Narrow streets are the safest

Issue:

November/December 1997

Issue Date:

Sat, 1997-11-01

Page Number:

1

Twenty-four foot wide streets are the safest, according to a study by Swift and Associates and the City of Longmont, Colorado. The study, Residential Street Typology and Injury Accident Frequency, looked at 20,000 automobile accident reports over an eight year period in Longmont, and examined fire department records. This data was correlated by street and 13 variables.

“The most significant causal relationships to injury and accident were found to be street width and street curvature,” according to the report. “The analysis illustrates that as street width widens, accidents per mile per year increases exponentially, and that the safest residential street width is24 feet (measured from curb face).”

Peter Swift, principal of the Longmont town planning and engineering firm, says a literature search yielded no previous studies correlating street width and other characteristics to general public safety. “This study is not definitive,” the authors conclude. “Additional research must be accomplished to build the body of knowledge related to such an important safety issue.”

In addition to Swift, authors are Dan Painter, transportation planner for the City of Longmont, and Matthew Goldstein, intern for Swift and Associates. The study, currently in draft form, is undergoing peer review and has not been published. One of the more remarkable findings is relative importance of automotive to fire injuries.

One of the most common difficulties of gaining approval for narrow streets is objections from fire officials, who often predict dire consequences. There was one serious fire and a number of smaller fires during the study period. No injuries were reported. The serious fire was in an older section of the city with 28-foot street width and rear alley. There was no access problem, nor were there any other fire truck access problems reported during the eight-year period.

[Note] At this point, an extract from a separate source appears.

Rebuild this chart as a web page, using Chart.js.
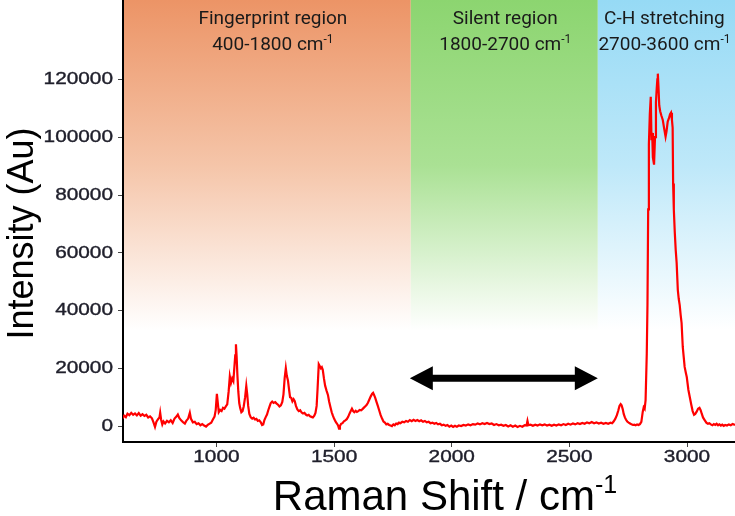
<!DOCTYPE html>
<html><head><meta charset="utf-8">
<script src="https://cdn.jsdelivr.net/npm/chart.js@4.4.1/dist/chart.umd.min.js"></script>
<style>html,body{margin:0;padding:0;background:#fff;overflow:hidden}#wrap{width:735px;height:516px;position:relative}</style>
</head><body><div id="wrap"><canvas id="c" width="735" height="516"></canvas></div>
<script>
// ---- data ----
const ramanShift = [600,608,615,622,630,638,646,654,662,670,678,686,694,702,710,718,726,733,739,745,752,758,761,765,770,775,782,790,798,806,814,822,830,836,842,850,858,866,872,880,887,892,900,908,916,924,932,940,948,956,963,970,978,985,992,997,1002,1006,1010,1016,1022,1028,1034,1040,1046,1052,1057,1062,1067,1072,1076,1080,1083,1086,1089,1093,1097,1101,1106,1111,1116,1122,1127,1131,1135,1140,1146,1152,1158,1164,1170,1176,1182,1188,1194,1199,1204,1210,1215,1220,1226,1231,1237,1243,1250,1256,1262,1268,1274,1280,1285,1290,1295,1299,1304,1309,1313,1318,1323,1328,1333,1338,1344,1350,1356,1362,1368,1374,1380,1386,1392,1398,1404,1410,1416,1421,1426,1430,1435,1439,1444,1448,1452,1457,1462,1468,1474,1479,1485,1490,1495,1500,1506,1512,1517,1521,1525,1530,1536,1542,1548,1554,1560,1566,1571,1576,1581,1586,1592,1597,1603,1609,1615,1621,1627,1632,1638,1644,1650,1656,1662,1666,1670,1675,1680,1686,1692,1698,1704,1710,1716,1722,1728,1734,1740,1746,1752,1758,1764,1770,1776,1782,1790,1798,1806,1814,1822,1830,1838,1846,1854,1862,1870,1878,1886,1894,1902,1910,1918,1926,1934,1942,1950,1958,1966,1974,1982,1990,1998,2006,2014,2022,2030,2040,2050,2060,2070,2080,2090,2100,2110,2120,2130,2140,2150,2160,2170,2180,2190,2200,2210,2220,2230,2240,2250,2260,2270,2280,2290,2300,2310,2318,2322,2326,2335,2345,2355,2365,2375,2385,2395,2405,2415,2425,2435,2445,2455,2465,2475,2485,2495,2505,2515,2525,2535,2545,2555,2565,2575,2585,2595,2605,2615,2625,2635,2645,2655,2665,2675,2682,2688,2695,2702,2708,2713,2718,2722,2727,2731,2736,2741,2746,2752,2758,2764,2770,2776,2782,2788,2794,2800,2806,2812,2816,2820,2824,2829,2832,2835,2838,2842,2846,2849,2852,2855,2860,2864,2868,2871,2874,2876,2879,2882,2886,2891,2897,2903,2909,2913,2918,2923,2928,2932,2936,2939,2941,2944,2948,2952,2956,2961,2965,2969,2973,2977,2982,2986,2990,2995,2999,3006,3012,3018,3024,3030,3035,3041,3047,3053,3058,3063,3068,3075,3083,3089,3095,3101,3108,3114,3120,3126,3132,3138,3144,3150,3156,3162,3170,3178,3186,3194,3204];
const intensity = [2600,3600,3100,4300,3800,4600,3900,4400,3700,4500,3600,4100,3500,3900,3000,3400,2700,1200,-300,1500,2400,3000,4600,2200,600,1600,900,1800,1300,2000,1100,2600,3300,4000,2800,2000,1400,900,1800,2600,4600,2500,1300,1500,700,1000,300,700,200,-200,400,800,1200,2300,3300,5500,11200,8000,4800,5600,5200,6300,6000,6800,7500,12000,17200,15000,16500,15600,20000,24500,28300,24000,18000,12000,8000,6300,4800,5200,6800,10000,13900,11000,7000,4200,3000,2600,2900,2300,2500,1800,2000,1400,400,600,2100,3200,4000,5400,6800,8000,8500,8000,8300,7800,7400,6800,7200,8400,11000,16500,20000,17500,15800,12500,10000,9800,8600,9300,8600,7000,5800,5200,5500,4700,4400,4600,4000,3700,3900,3400,3200,3000,3600,4600,7000,13000,21400,20800,20000,20400,19500,16500,14000,12300,10800,8500,6400,4800,3600,2600,1600,900,200,-900,0,800,1000,1700,2000,2400,3200,4400,5200,6000,5200,4800,5300,4900,5200,5600,5500,5900,6400,6800,7300,8100,9200,10300,11200,11500,10800,9800,8500,7000,5400,3800,2600,1600,1200,600,800,400,200,0,600,300,900,700,1200,1000,1500,1300,1800,1500,2100,1700,2200,1800,2100,1700,2000,1500,1800,1300,1500,1000,1200,800,1100,600,800,300,500,100,400,-200,200,-300,100,-200,200,0,400,200,600,300,700,500,900,600,1000,700,1100,700,900,400,700,300,500,100,400,-100,300,-200,200,-300,100,-200,300,200,1800,300,500,100,500,200,600,300,600,200,500,100,500,200,600,300,700,400,800,500,900,600,1000,700,1100,800,1300,1000,1400,1000,1300,900,1200,800,1100,800,1200,1000,1600,2500,3800,5400,7000,7600,7200,5800,4200,3000,2200,1600,1200,900,600,400,500,300,600,400,700,1500,5000,6500,6000,9000,25000,42000,75000,97500,108000,114000,99000,101500,93000,90500,100000,112000,116500,120000,122000,117000,111000,109000,107500,106000,103000,100200,102000,105400,106500,108000,108500,106000,103300,84000,75000,67200,61000,56500,47100,44000,41900,38500,35700,27400,24000,20500,18500,17000,12500,10000,7500,5200,3900,4200,5000,6000,6300,5500,4200,3000,2100,1100,800,1000,600,300,700,400,800,300,600,200,500,100,400,200,600,300,700,400];
const xTicks = [1000, 1500, 2000, 2500, 3000];
const yTicks = [0, 20000, 40000, 60000, 80000, 100000, 120000];
const xRange = [603, 3204];
const yRange = [-5500, 147500];
const regionNames = ['Fingerprint region', 'Silent region', 'C-H stretching'];
const regionRanges = ['400-1800 cm', '1800-2700 cm', '2700-3600 cm'];
const regionBounds = [603, 1826, 2621, 3204];
const regionFadeTo = 33000;
const arrowFrom = 1822, arrowTo = 2621, arrowY = 16600;
const xTitle = 'Raman Shift / cm', xTitleSup = '-1';
const yTitle = 'Intensity (Au)';

// ---- styles ----
const regionColors = [
  ['rgb(236,148,102)', 'rgb(245,197,169)'],
  ['rgb(140,213,112)', 'rgb(170,225,148)'],
  ['rgb(150,218,245)', 'rgb(190,232,249)']
];
const tickFontCss = '16px "Liberation Sans", Arial, sans-serif';
const tickStretch = 1.3;
const tickColor = '#20202c';

function supText(ctx, base, sup, cx, y, font, supFont, rise) {
  ctx.font = font; const wb = ctx.measureText(base).width;
  ctx.font = supFont; const ws = ctx.measureText(sup).width;
  const x0 = cx - (wb + ws) / 2;
  ctx.textAlign = 'left'; ctx.textBaseline = 'alphabetic';
  ctx.font = font; ctx.fillText(base, x0, y);
  ctx.font = supFont; ctx.fillText(sup, x0 + wb, y - rise);
}

function stretchedText(ctx, text, x, y, align, baseline) {
  ctx.save();
  ctx.translate(x, y); ctx.scale(tickStretch, 1);
  ctx.font = tickFontCss; ctx.textAlign = align; ctx.textBaseline = baseline;
  ctx.lineWidth = 0.35; ctx.strokeStyle = tickColor;
  ctx.fillText(text, 0, 0);
  ctx.strokeText(text, 0, 0);
  ctx.restore();
}

const decor = {
  id: 'decor',
  beforeDraw(chart) {
    const {ctx, chartArea: ca, scales: {x, y}} = chart;
    ctx.save();
    ctx.fillStyle = '#fff'; ctx.fillRect(0, 0, chart.width, chart.height);
    ctx.beginPath(); ctx.rect(ca.left, ca.top, ca.right - ca.left, ca.bottom - ca.top); ctx.clip();
    const yb = y.getPixelForValue(regionFadeTo);
    for (let i = 0; i < 3; i++) {
      const x0 = x.getPixelForValue(regionBounds[i]);
      const x1 = x.getPixelForValue(regionBounds[i + 1]);
      const g = ctx.createLinearGradient(0, ca.top, 0, yb);
      g.addColorStop(0, regionColors[i][0]);
      g.addColorStop(0.5, regionColors[i][1]);
      g.addColorStop(1, 'rgb(255,255,255)');
      ctx.fillStyle = g;
      ctx.fillRect(x0, ca.top, x1 - x0, yb - ca.top);
    }
    ctx.fillStyle = '#1a1a1a';
    for (let i = 0; i < 3; i++) {
      const x0 = x.getPixelForValue(regionBounds[i]);
      const x1 = x.getPixelForValue(regionBounds[i + 1]);
      const cx = (x0 + x1) / 2 + (i === 0 ? 6 : (i === 2 ? -2 : 1));
      ctx.font = '19px Roboto'; ctx.textAlign = 'center'; ctx.textBaseline = 'alphabetic';
      ctx.fillText(regionNames[i], cx, 24);
      supText(ctx, regionRanges[i], '-1', cx, 50, '19px Roboto', '12px Roboto', 7);
    }
    ctx.restore();
  },
  afterDatasetsDraw(chart) {
    const {ctx, scales: {x, y}} = chart;
    const xl = x.getPixelForValue(arrowFrom), xr = x.getPixelForValue(arrowTo), ya = y.getPixelForValue(arrowY);
    const hl = 23, hh = 12, sh = 3.5;
    ctx.save(); ctx.fillStyle = '#000';
    ctx.beginPath();
    ctx.moveTo(xl, ya); ctx.lineTo(xl + hl, ya - hh); ctx.lineTo(xl + hl, ya - sh);
    ctx.lineTo(xr - hl, ya - sh); ctx.lineTo(xr - hl, ya - hh); ctx.lineTo(xr, ya);
    ctx.lineTo(xr - hl, ya + hh); ctx.lineTo(xr - hl, ya + sh); ctx.lineTo(xl + hl, ya + sh);
    ctx.lineTo(xl + hl, ya + hh); ctx.closePath(); ctx.fill();
    ctx.restore();
  },
  afterDraw(chart) {
    const {ctx, chartArea: ca, scales: {x, y}} = chart;
    ctx.save();
    // tick labels from the library's scales
    ctx.fillStyle = tickColor;
    y.ticks.forEach(t => stretchedText(ctx, String(t.value), ca.left - 10, y.getPixelForValue(t.value) + 0.5, 'right', 'middle'));
    x.ticks.forEach(t => stretchedText(ctx, String(t.value), x.getPixelForValue(t.value), ca.bottom + 8, 'center', 'top'));
    // axis titles
    ctx.fillStyle = '#000';
    supText(ctx, xTitle, xTitleSup, 445, 510, '42px "Liberation Sans"', '25px "Liberation Sans"', 17);
    ctx.translate(33, 233.5); ctx.rotate(-Math.PI / 2);
    ctx.font = '36px "Liberation Sans"'; ctx.textAlign = 'center'; ctx.textBaseline = 'alphabetic';
    ctx.fillText(yTitle, 0, 0);
    ctx.restore();
  }
};

new Chart(document.getElementById('c'), {
  type: 'line',
  data: {
    datasets: [{
      data: ramanShift.map((v, i) => ({x: v, y: intensity[i]})),
      borderColor: '#ff0000', borderWidth: 2.2, pointRadius: 0, tension: 0, fill: false
    }]
  },
  options: {
    responsive: false, animation: false, devicePixelRatio: 1,
    layout: {padding: 0},
    plugins: {legend: {display: false}, tooltip: {enabled: false}, title: {display: false}},
    scales: {
      x: {
        type: 'linear', min: xRange[0], max: xRange[1],
        afterBuildTicks: s => { s.ticks = xTicks.map(v => ({value: v})); },
        afterFit: s => { s.height = 74; s.paddingLeft = 0; s.paddingRight = 0; },
        grid: {display: true, drawOnChartArea: false, drawTicks: true, tickLength: 5, tickWidth: 1, tickColor: '#444'},
        border: {display: true, color: '#000', width: 2},
        ticks: {display: false}
      },
      y: {
        type: 'linear', min: yRange[0], max: yRange[1],
        afterBuildTicks: s => { s.ticks = yTicks.map(v => ({value: v})); },
        afterFit: s => { s.width = 123; s.paddingTop = 0; s.paddingBottom = 0; },
        grid: {display: true, drawOnChartArea: false, drawTicks: true, tickLength: 5, tickWidth: 1, tickColor: '#444'},
        border: {display: true, color: '#000', width: 2},
        ticks: {display: false}
      }
    }
  },
  plugins: [decor]
});
</script></body></html>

The report therefore found no increased fire injury risk due to narrow streets. By contrast, there were 227 automotive accidents resulting in injuries. According to the curve plotted by the study, 0.32 automotive injury accidents can be anticipated per year per mile on a 24-foot-wide street, compared to 1.21 on a 36-foot-wide street.

Even if narrow streets did create a moderately greater fire injury risk, still they would be safer than wide streets — because the risk of automotive injuries is so much greater than fire injuries. The study looked only at streets defined by the city as local (less than 2,500 average daily trips, or ADT). Arterial streets were excluded. ADT was estimated for each local street, but, interestingly, was not found to be a major factor in the accident rate of a street. Some of the most dangerous streets turned out to be wide thoroughfares, 36 feet to 44 feet, with relatively light traffic (less than 500 ADT).

A future study would do well to correlate ADT more closely to street widths and accident rates. On the narrowest streets (20 and 22 foot), the report found a slight rise in injury accidents, compared to the 24-foot street. However, many of these very narrow streets in Longmont result from anomalies, such as “half streets,” where funding was not available to complete an entire street. Such anomalies may result in unsafe conditions independent of street width. These streets, nevertheless, had fairly low actual numbers of injury accidents (about 0.25/mile/year), and the study results are therefore somewhat inconclusive concerning very narrow streets.